Vous avez parlé, madame le ministre, de l’expérimentation du conditionnement et de la vente des médicaments à l’unité. C’est un système qui fonctionne aux États-Unis ou en Suède, même s’il est vrai qu’il s’agit de contextes totalement différents. Il nous faut poursuivre le travail entrepris avec les laboratoires afin d’éviter le gaspillage des médicaments dont le poids pèse évidemment sur la collectivité par le biais du budget de la sécurité sociale.

Je le répète, j’espère sincèrement que nous pourrons examiner cette année la seconde partie du PLFSS. Nous sommes un certain nombre de parlementaires à avoir été passablement frustrés, l’année dernière, de ne pas avoir pu travailler sur ce texte, ni d’ailleurs sur la deuxième partie du projet de loi de finances.

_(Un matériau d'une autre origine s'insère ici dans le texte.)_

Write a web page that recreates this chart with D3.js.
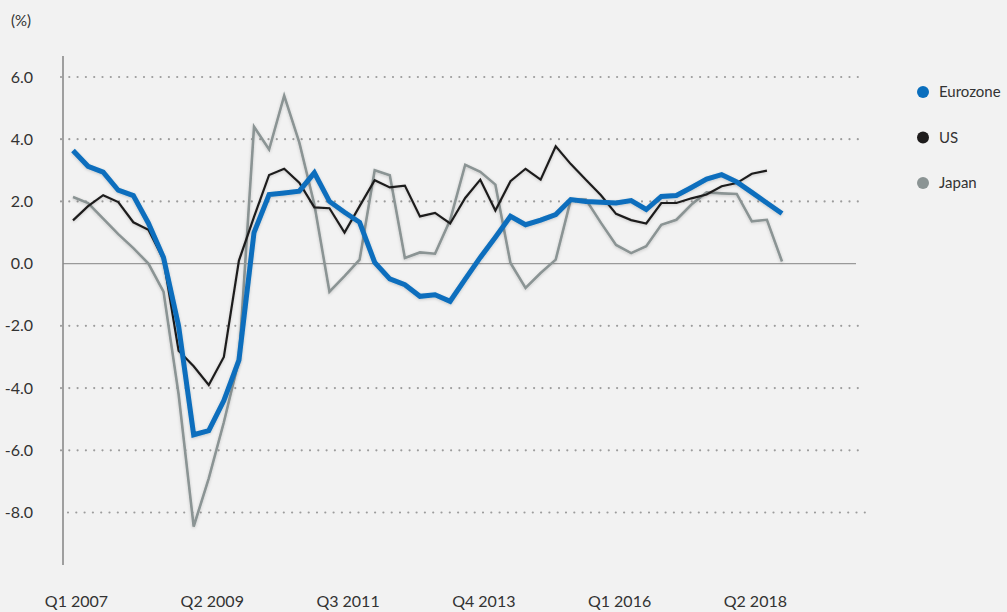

Pour conclure, j’évoquerai un dernier point. J’ignore quel sujet aborderont les prochains intervenants, mais, comme je l’ai déjà indiqué, n’étant pas médecin, j’essaie d’identifier les sujets sur lesquels le législateur peut intervenir dans le domaine de la politique du médicament.

Venant d’un département touché par l’amiante et ayant été vice-présidente de la mission d’information sur le Mediator et de celle sur la chirurgie esthétique, j’estime qu’il est urgent de réexaminer la possibilité d’établir des actions de groupe dans le secteur de la santé. En effet, les victimes d’accidents, de scandales liés aux médicaments ou de dysfonctionnements n’ont pas les moyens de rivaliser avec les laboratoires. Compte tenu de la charge des procédures et du fonctionnement général du rouleau compresseur que constitue notre système judiciaire, ils ne font pas le poids. Si nous ne mettons pas en place cette class action, cette action de groupe en matière de santé, nous manquerons une occasion de faire notre devoir de parlementaire et d’aider les plus fragiles, à savoir les victimes. À cet égard, je rappelle qu’une proposition de loi avait été déposée par nos collègues du RDSE sous le n° 484. Il serait grand temps de l’inscrire à l’ordre du jour.

Madame le ministre, la politique de la santé regarde tout le monde, y compris les modestes membres de la commission des affaires étrangères dont je fais partie. J’espère que nous pourrons soutenir l’action que vous menez, qui me semble frappée au coin du bon sens, dans un secteur particulièrement important pour nos concitoyens, qui est celui de la santé.